--- DATA LINES ---

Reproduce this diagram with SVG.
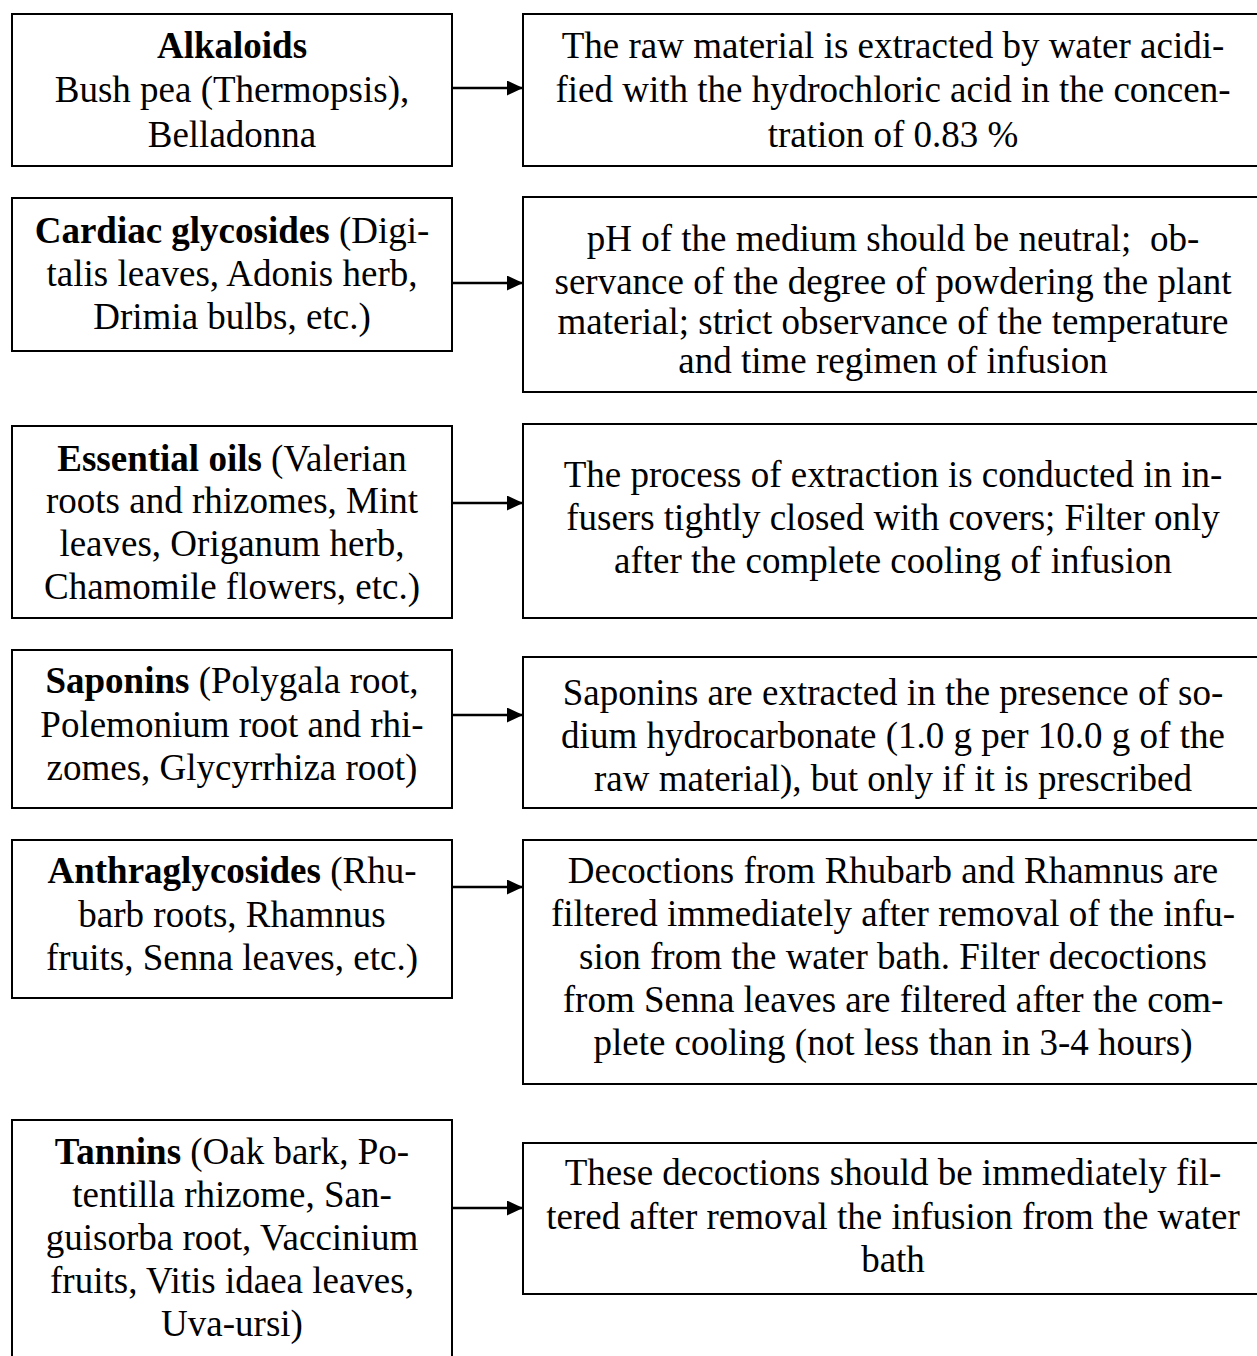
<svg xmlns="http://www.w3.org/2000/svg" width="1257" height="1356" viewBox="0 0 1257 1356">
<defs>
<style>
.box{fill:#fff;stroke:#000;stroke-width:2}
.t{font-family:"Liberation Serif","Times New Roman",serif;font-size:37px;fill:#000;text-anchor:middle}
.b{font-weight:bold}
.c{stroke:#000;stroke-width:2.5;fill:none}
</style>
<marker id="ah" markerUnits="userSpaceOnUse" markerWidth="17" markerHeight="15" refX="16" refY="7.5" orient="auto">
<path d="M0,0 L16,7.5 L0,15 z" fill="#000"/>
</marker>
</defs>
<rect width="1257" height="1356" fill="#fff"/>
<g id="connectors">
<line class="c" x1="452" y1="88" x2="523" y2="88" marker-end="url(#ah)"/>
<line class="c" x1="452" y1="283" x2="523" y2="283" marker-end="url(#ah)"/>
<line class="c" x1="452" y1="503" x2="523" y2="503" marker-end="url(#ah)"/>
<line class="c" x1="452" y1="715" x2="523" y2="715" marker-end="url(#ah)"/>
<line class="c" x1="452" y1="887" x2="523" y2="887" marker-end="url(#ah)"/>
<line class="c" x1="452" y1="1208" x2="523" y2="1208" marker-end="url(#ah)"/>
</g>
<g id="alkaloids">
<rect class="box" x="12" y="14" width="440" height="152"/>
<text class="t" x="232" y="58"><tspan class="b">Alkaloids</tspan></text>
<text class="t" x="232" y="102">Bush pea (Thermopsis),</text>
<text class="t" x="232" y="147">Belladonna</text>
</g>
<g id="alkaloids-note">
<rect class="box" x="523" y="14" width="740" height="152"/>
<text class="t" x="893" y="58">The raw material is extracted by water acidi-</text>
<text class="t" x="893" y="102">fied with the hydrochloric acid in the concen-</text>
<text class="t" x="893" y="147">tration of 0.83 %</text>
</g>
<g id="cardiac">
<rect class="box" x="12" y="198" width="440" height="153"/>
<text class="t" x="232" y="243"><tspan class="b">Cardiac glycosides</tspan> (Digi-</text>
<text class="t" x="232" y="286">talis leaves, Adonis herb,</text>
<text class="t" x="232" y="329">Drimia bulbs, etc.)</text>
</g>
<g id="cardiac-note">
<rect class="box" x="523" y="197" width="740" height="195"/>
<text class="t" x="893" y="251" xml:space="preserve">pH of the medium should be neutral;  ob-</text>
<text class="t" x="893" y="294">servance of the degree of powdering the plant</text>
<text class="t" x="893" y="334">material; strict observance of the temperature</text>
<text class="t" x="893" y="373">and time regimen of infusion</text>
</g>
<g id="essential">
<rect class="box" x="12" y="426" width="440" height="192"/>
<text class="t" x="232" y="471"><tspan class="b">Essential oils</tspan> (Valerian</text>
<text class="t" x="232" y="513">roots and rhizomes, Mint</text>
<text class="t" x="232" y="556">leaves, Origanum herb,</text>
<text class="t" x="232" y="599">Chamomile flowers, etc.)</text>
</g>
<g id="essential-note">
<rect class="box" x="523" y="424" width="740" height="194"/>
<text class="t" x="893" y="487">The process of extraction is conducted in in-</text>
<text class="t" x="893" y="530">fusers tightly closed with covers; Filter only</text>
<text class="t" x="893" y="573">after the complete cooling of infusion</text>
</g>
<g id="saponins">
<rect class="box" x="12" y="650" width="440" height="158"/>
<text class="t" x="232" y="693"><tspan class="b">Saponins</tspan> (Polygala root,</text>
<text class="t" x="232" y="737">Polemonium root and rhi-</text>
<text class="t" x="232" y="780">zomes, Glycyrrhiza root)</text>
</g>
<g id="saponins-note">
<rect class="box" x="523" y="657" width="740" height="151"/>
<text class="t" x="893" y="705">Saponins are extracted in the presence of so-</text>
<text class="t" x="893" y="748">dium hydrocarbonate (1.0 g per 10.0 g of the</text>
<text class="t" x="893" y="791">raw material), but only if it is prescribed</text>
</g>
<g id="anthraglycosides">
<rect class="box" x="12" y="840" width="440" height="158"/>
<text class="t" x="232" y="883"><tspan class="b">Anthraglycosides</tspan> (Rhu-</text>
<text class="t" x="232" y="927">barb roots, Rhamnus</text>
<text class="t" x="232" y="970">fruits, Senna leaves, etc.)</text>
</g>
<g id="anthraglycosides-note">
<rect class="box" x="523" y="840" width="740" height="244"/>
<text class="t" x="893" y="883">Decoctions from Rhubarb and Rhamnus are</text>
<text class="t" x="893" y="926">filtered immediately after removal of the infu-</text>
<text class="t" x="893" y="969">sion from the water bath. Filter decoctions</text>
<text class="t" x="893" y="1012">from Senna leaves are filtered after the com-</text>
<text class="t" x="893" y="1055">plete cooling (not less than in 3-4 hours)</text>
</g>
<g id="tannins">
<rect class="box" x="12" y="1120" width="440" height="250"/>
<text class="t" x="232" y="1164"><tspan class="b">Tannins</tspan> (Oak bark, Po-</text>
<text class="t" x="232" y="1207">tentilla rhizome, San-</text>
<text class="t" x="232" y="1250">guisorba root, Vaccinium</text>
<text class="t" x="232" y="1293">fruits, Vitis idaea leaves,</text>
<text class="t" x="232" y="1336">Uva-ursi)</text>
</g>
<g id="tannins-note">
<rect class="box" x="523" y="1143" width="740" height="151"/>
<text class="t" x="893" y="1185">These decoctions should be immediately fil-</text>
<text class="t" x="893" y="1229">tered after removal the infusion from the water</text>
<text class="t" x="893" y="1272">bath</text>
</g>
</svg>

---

- **DESCRIPTION OF THE TASK**
Using the data above, write out every line exactly, leaving the images behind.

- **SOLUTION FOR THIS PROBLEM**
Reproduce this diagram with SVG.
<svg xmlns="http://www.w3.org/2000/svg" width="1257" height="1356" viewBox="0 0 1257 1356">
<defs>
<style>
.box{fill:#fff;stroke:#000;stroke-width:2}
.t{font-family:"Liberation Serif","Times New Roman",serif;font-size:37px;fill:#000;text-anchor:middle}
.b{font-weight:bold}
.c{stroke:#000;stroke-width:2.5;fill:none}
</style>
<marker id="ah" markerUnits="userSpaceOnUse" markerWidth="17" markerHeight="15" refX="16" refY="7.5" orient="auto">
<path d="M0,0 L16,7.5 L0,15 z" fill="#000"/>
</marker>
</defs>
<rect width="1257" height="1356" fill="#fff"/>
<g id="connectors">
<line class="c" x1="452" y1="88" x2="523" y2="88" marker-end="url(#ah)"/>
<line class="c" x1="452" y1="283" x2="523" y2="283" marker-end="url(#ah)"/>
<line class="c" x1="452" y1="503" x2="523" y2="503" marker-end="url(#ah)"/>
<line class="c" x1="452" y1="715" x2="523" y2="715" marker-end="url(#ah)"/>
<line class="c" x1="452" y1="887" x2="523" y2="887" marker-end="url(#ah)"/>
<line class="c" x1="452" y1="1208" x2="523" y2="1208" marker-end="url(#ah)"/>
</g>
<g id="alkaloids">
<rect class="box" x="12" y="14" width="440" height="152"/>
<text class="t" x="232" y="58"><tspan class="b">Alkaloids</tspan></text>
<text class="t" x="232" y="102">Bush pea (Thermopsis),</text>
<text class="t" x="232" y="147">Belladonna</text>
</g>
<g id="alkaloids-note">
<rect class="box" x="523" y="14" width="740" height="152"/>
<text class="t" x="893" y="58">The raw material is extracted by water acidi-</text>
<text class="t" x="893" y="102">fied with the hydrochloric acid in the concen-</text>
<text class="t" x="893" y="147">tration of 0.83 %</text>
</g>
<g id="cardiac">
<rect class="box" x="12" y="198" width="440" height="153"/>
<text class="t" x="232" y="243"><tspan class="b">Cardiac glycosides</tspan> (Digi-</text>
<text class="t" x="232" y="286">talis leaves, Adonis herb,</text>
<text class="t" x="232" y="329">Drimia bulbs, etc.)</text>
</g>
<g id="cardiac-note">
<rect class="box" x="523" y="197" width="740" height="195"/>
<text class="t" x="893" y="251" xml:space="preserve">pH of the medium should be neutral;  ob-</text>
<text class="t" x="893" y="294">servance of the degree of powdering the plant</text>
<text class="t" x="893" y="334">material; strict observance of the temperature</text>
<text class="t" x="893" y="373">and time regimen of infusion</text>
</g>
<g id="essential">
<rect class="box" x="12" y="426" width="440" height="192"/>
<text class="t" x="232" y="471"><tspan class="b">Essential oils</tspan> (Valerian</text>
<text class="t" x="232" y="513">roots and rhizomes, Mint</text>
<text class="t" x="232" y="556">leaves, Origanum herb,</text>
<text class="t" x="232" y="599">Chamomile flowers, etc.)</text>
</g>
<g id="essential-note">
<rect class="box" x="523" y="424" width="740" height="194"/>
<text class="t" x="893" y="487">The process of extraction is conducted in in-</text>
<text class="t" x="893" y="530">fusers tightly closed with covers; Filter only</text>
<text class="t" x="893" y="573">after the complete cooling of infusion</text>
</g>
<g id="saponins">
<rect class="box" x="12" y="650" width="440" height="158"/>
<text class="t" x="232" y="693"><tspan class="b">Saponins</tspan> (Polygala root,</text>
<text class="t" x="232" y="737">Polemonium root and rhi-</text>
<text class="t" x="232" y="780">zomes, Glycyrrhiza root)</text>
</g>
<g id="saponins-note">
<rect class="box" x="523" y="657" width="740" height="151"/>
<text class="t" x="893" y="705">Saponins are extracted in the presence of so-</text>
<text class="t" x="893" y="748">dium hydrocarbonate (1.0 g per 10.0 g of the</text>
<text class="t" x="893" y="791">raw material), but only if it is prescribed</text>
</g>
<g id="anthraglycosides">
<rect class="box" x="12" y="840" width="440" height="158"/>
<text class="t" x="232" y="883"><tspan class="b">Anthraglycosides</tspan> (Rhu-</text>
<text class="t" x="232" y="927">barb roots, Rhamnus</text>
<text class="t" x="232" y="970">fruits, Senna leaves, etc.)</text>
</g>
<g id="anthraglycosides-note">
<rect class="box" x="523" y="840" width="740" height="244"/>
<text class="t" x="893" y="883">Decoctions from Rhubarb and Rhamnus are</text>
<text class="t" x="893" y="926">filtered immediately after removal of the infu-</text>
<text class="t" x="893" y="969">sion from the water bath. Filter decoctions</text>
<text class="t" x="893" y="1012">from Senna leaves are filtered after the com-</text>
<text class="t" x="893" y="1055">plete cooling (not less than in 3-4 hours)</text>
</g>
<g id="tannins">
<rect class="box" x="12" y="1120" width="440" height="250"/>
<text class="t" x="232" y="1164"><tspan class="b">Tannins</tspan> (Oak bark, Po-</text>
<text class="t" x="232" y="1207">tentilla rhizome, San-</text>
<text class="t" x="232" y="1250">guisorba root, Vaccinium</text>
<text class="t" x="232" y="1293">fruits, Vitis idaea leaves,</text>
<text class="t" x="232" y="1336">Uva-ursi)</text>
</g>
<g id="tannins-note">
<rect class="box" x="523" y="1143" width="740" height="151"/>
<text class="t" x="893" y="1185">These decoctions should be immediately fil-</text>
<text class="t" x="893" y="1229">tered after removal the infusion from the water</text>
<text class="t" x="893" y="1272">bath</text>
</g>
</svg>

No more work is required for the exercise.